“You’ll like Tel Aviv. It’s like Manhattan, but a lot better.”
- An Israeli man sat next to me as I waited for my flight to Tel Aviv. I was in Newark at this point, and I didn’t expect the man who randomly talked to me to have a strange accent. It took me aback, until I realized I’m going to hear a lot of that sort of inflection over the next 10 days. He asked me if the group I was with—36 in total—was Taglit, which was another way of saying Birthright. I said yes. “Ah, if you go for free then you also should join the army.” He smiled as he said this, but I could tell he was thinking about his three years served back when he was my age. I told him I’d think about it and attempted a grin. He shook his head: “You don’t get an opinion.”
- The Israeli sun would kill you slowly if you let it, a mix of creeping warmth and brutality that echoed the country. It never seemed hotter than it was, until it did. The entire country was like this: unassuming, even as you knew you were standing in the most hostile area on Earth. You couldn’t help but feel comfortable in the sun. Surely no one would kill feeling this lucky. Then, a more horrifying thought would come: surely everyone would kill to feel this lucky.

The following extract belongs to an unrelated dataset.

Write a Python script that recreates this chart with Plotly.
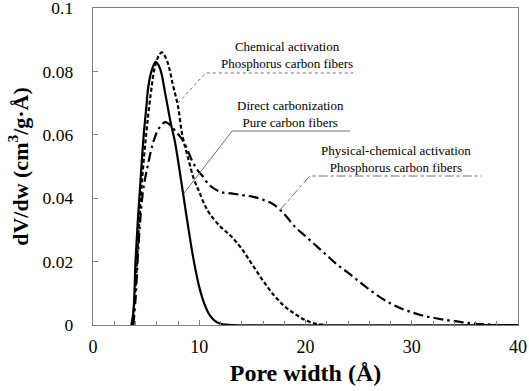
import plotly.graph_objects as go

# Direct carbonization - Pure carbon fibers (solid)
direct_x = [3.6, 3.8, 4.0, 4.2, 4.4, 4.6, 4.8, 5.0, 5.2, 5.5, 5.9, 6.3, 6.8, 7.3, 7.7, 8.0, 8.5,
            9.0, 9.5, 10.0, 10.5, 11.0, 11.5, 12.0, 12.5, 13.0, 40.0]
direct_y = [0, 0.004, 0.02, 0.032, 0.042, 0.052, 0.061, 0.068, 0.075, 0.080, 0.083, 0.081, 0.073,
            0.064, 0.058, 0.052, 0.041, 0.030, 0.020, 0.012, 0.0065, 0.0030, 0.0012, 0.0004,
            0.0001, 0, 0]

# Chemical activation - Phosphorus carbon fibers (dashed)
chem_x = [3.7, 4.0, 4.3, 4.6, 5.0, 5.4, 5.8, 6.2, 6.5, 7.0, 7.5, 8.0, 8.4, 9.0, 9.5, 10.0, 10.5,
          11.0, 12.0, 13.0, 14.0, 15.0, 16.0, 17.0, 18.0, 19.0, 20.0, 21.0, 22.0]
chem_y = [0, 0.012, 0.030, 0.045, 0.060, 0.072, 0.081, 0.085, 0.086, 0.083, 0.076, 0.069, 0.060,
          0.052, 0.046, 0.042, 0.038, 0.035, 0.031, 0.028, 0.024, 0.019, 0.014, 0.0095, 0.006,
          0.0035, 0.0015, 0.0004, 0]

# Physical-chemical activation - Phosphorus carbon fibers (dash-dot)
phys_x = [3.8, 4.0, 4.3, 4.7, 5.2, 5.7, 6.2, 6.8, 7.3, 7.8, 8.3, 8.8, 9.3, 9.8, 10.3, 11.0, 12.0,
          13.0, 14.0, 15.0, 16.0, 17.0, 18.0, 19.0, 20.0, 21.0, 22.0, 23.0, 24.0, 25.0, 26.0,
          27.0, 28.0, 29.0, 30.0, 31.0, 32.0, 33.0, 34.0, 35.0, 36.0, 37.0, 38.0]
phys_y = [0, 0.008, 0.026, 0.042, 0.051, 0.058, 0.062, 0.064, 0.063, 0.061, 0.059, 0.056, 0.052,
          0.049, 0.047, 0.044, 0.042, 0.0415, 0.041, 0.0405, 0.0395, 0.038, 0.035, 0.031, 0.028,
          0.025, 0.022, 0.019, 0.0165, 0.0138, 0.0112, 0.0088, 0.0068, 0.0052, 0.0040, 0.0030,
          0.0023, 0.0017, 0.0012, 0.0008, 0.0004, 0.0002, 0]

y_tickvals = [0, 0.02, 0.04, 0.06, 0.08, 0.1]
y_ticktext = ["0", "0.02", "0.04", "0.06", "0.08", "0.1"]
x_tickvals = [0, 10, 20, 30, 40]
x_ticktext = ["0", "10", "20", "30", "40"]

# Labels: (text, text_x, text_y, leader points, leader dash)
labels = [
    ("Chemical activation<br>Phosphorus carbon fibers", 18.3, 0.0852,
     [(8.0, 0.070), (10.6, 0.0795), (24.5, 0.0795)], "dot"),
    ("Direct carbonization<br>Pure carbon fibers", 18.6, 0.0665,
     [(8.55, 0.0415), (13.1, 0.0612), (24.2, 0.0612)], "solid"),
    ("Physical-chemical activation<br>Phosphorus carbon fibers", 28.5, 0.0523,
     [(17.6, 0.0363), (20.4, 0.047), (36.6, 0.047)], "dashdot"),
]

FONT = "Liberation Serif"

fig = go.Figure()
fig.add_trace(go.Scatter(x=direct_x, y=direct_y, mode="lines", line_shape="spline",
                         line=dict(color="black", width=2.2, dash="solid"), hoverinfo="skip"))
fig.add_trace(go.Scatter(x=chem_x, y=chem_y, mode="lines", line_shape="spline",
                         line=dict(color="black", width=2.2, dash="4px,2.5px"), hoverinfo="skip"))
fig.add_trace(go.Scatter(x=phys_x, y=phys_y, mode="lines", line_shape="spline",
                         line=dict(color="black", width=2.2, dash="10px,4px,2.5px,4px"), hoverinfo="skip"))

for text, tx, ty, pts, dash in labels:
    fig.add_trace(go.Scatter(x=[p[0] for p in pts], y=[p[1] for p in pts], mode="lines",
                             line=dict(color="#6e6e6e", width=1, dash=dash), hoverinfo="skip"))
    fig.add_annotation(x=tx, y=ty, xref="x", yref="y", text=text, showarrow=False,
                       font=dict(family=FONT, size=13, color="black"), align="center")

fig.update_layout(
    width=529, height=391,
    margin=dict(l=93, r=11, t=8, b=66, autoexpand=False),
    paper_bgcolor="white", plot_bgcolor="white",
    showlegend=False,
    font=dict(family=FONT, color="black"),
)
fig.update_xaxes(
    range=[0, 40], tickvals=x_tickvals, ticktext=x_ticktext,
    ticks="inside", ticklen=5, tickcolor="#808080",
    minor=dict(dtick=2, ticks="inside", ticklen=4, tickcolor="#808080"),
    showgrid=False, zeroline=False, automargin=False,
    showline=True, linecolor="#808080", linewidth=1.3, mirror=True,
    tickfont=dict(family=FONT, size=18, color="black"),
    ticklabelstandoff=5, ticklabeloverflow="allow",
    title=dict(text="<b>Pore width (Å)</b>", font=dict(family=FONT, size=24, color="black"), standoff=8),
)
fig.update_yaxes(
    range=[0, 0.1], tickvals=y_tickvals, ticktext=y_ticktext,
    ticks="inside", ticklen=5, tickcolor="#808080",
    showgrid=False, zeroline=False, automargin=False,
    showline=True, linecolor="#808080", linewidth=1.3, mirror=True,
    tickfont=dict(family=FONT, size=17.5, color="black"),
    ticklabelstandoff=15, ticklabeloverflow="allow",
    title=dict(text="<b>dV/dw (cm<sup>3</sup>/g·Å)</b>", font=dict(family=FONT, size=22, color="black"), standoff=8),
)

fig.write_html("out.html", config={"displayModeBar": False, "staticPlot": True},
               post_script="document.body.style.margin='0';")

- Maybe that’s why so many flags littered the side of the Israeli road. There’d be five in a row on each side of the highway, as if an invisible mirror was reflecting them to show the necessary patriotism in order to survive. Then, a hundred meters down the road, the flags would repeat—and again, another hundred meters. They marked the territory: this land belongs to the State of Israel, and we’ll be damned if you don’t understand that.
- The signs on the road were in three languages—Hebrew, Arabic, and English. The drivers in Israel are insane. It comes with the territory, with the sun and with their surroundings. America is bordered by Canada, Mexico, and two bodies of water, one of which literally means “peace.” Israel is bordered by five enemies, and, on a good day, four of those five want to kill them at any given moment. They can’t waste time obeying the rules of the road. They might be blown away tomorrow. There’s a reason the number one cause of deaths in Israel is car accidents. It’s better to die by an Israeli.
- The bus was disorienting the first time on it. My entire world had changed. And yet, Rhianna’s “Four Five Seconds” started to play over the speakers. Then came J. Cole’s “Wet Dreamz.” I can’t quite put it into words—not yet, at least—but there is something a little strange about listening to J. Cole talk about losing his virginity while gazing upon a land Moses never saw. “You can’t have nervousness, the sea is behind you!”
- We got to Israel on Friday afternoon, which meant it was almost Shabbat, which meant we had to rush to the hotel. We spent the next two days on the beach next to the Q Hotel, which wasn’t as nice as you’d think a hotel right on the Mediterranean Sea would be. The beach was beautiful, and it looked like Spring Break. It wasn’t, though, just Shabbat, and you could see the merits of having a day every week to simply relax and party.
- We traveled to the Golan Heights on Day 3, as well as an old military outpost. If you looked one way, you could see Israel. If you looked the other, you could see Syria. Our Israeli tour guide told us that, during a clear day (it was cloudy when we went), you could see the chemical gas rising from the Syrian side just a few hundred meters from where we were standing. She pointed at a spot in the distance and said people could see it as close as there; I’m pretty sure Aaron Rodgers could throw a football to the spot she pointed.
- It was weird to think about, since Israel, for all its wars and dangers, was still one of the safest countries on Earth. No other country could protect its people like Israel. And yet, just a little way’s off from where we were standing, Assad continually and viciously gassed his own people. The distinction is overwhelming.
- We visited a military outpost, where we were told the story of Eli Cohen, whose intelligence work nearly single-handedly help Israel win the Six Day Way. He was nearly named a Minister of Defense in Syria while working for Israel the entire time, feeding them information that ultimately helped prolong the Israeli state into its present day. He eventually lost his life after the Syrians found him out. Eli Cohen is considered one of Israel’s biggest heroes. “Guys, Eli Cohen was a real bad-ass.
- The afternoon turned much lighter after that, as we rafted down the Jordan River. The water was cool and refreshing. The fish came to greet us as we passed, and the turtles and crabs wanted to know what we thought we were doing, being loud and disturbing their sleep. Berries were in the trees, and our Israeli tour guide made sure she ate all of them. We fell asleep quickly on the bus, and even faster at the Kibbutz Shomrat, our home for the next day. We were told 7 Israeli soldiers would join us tomorrow for the next 5 days. We were excited.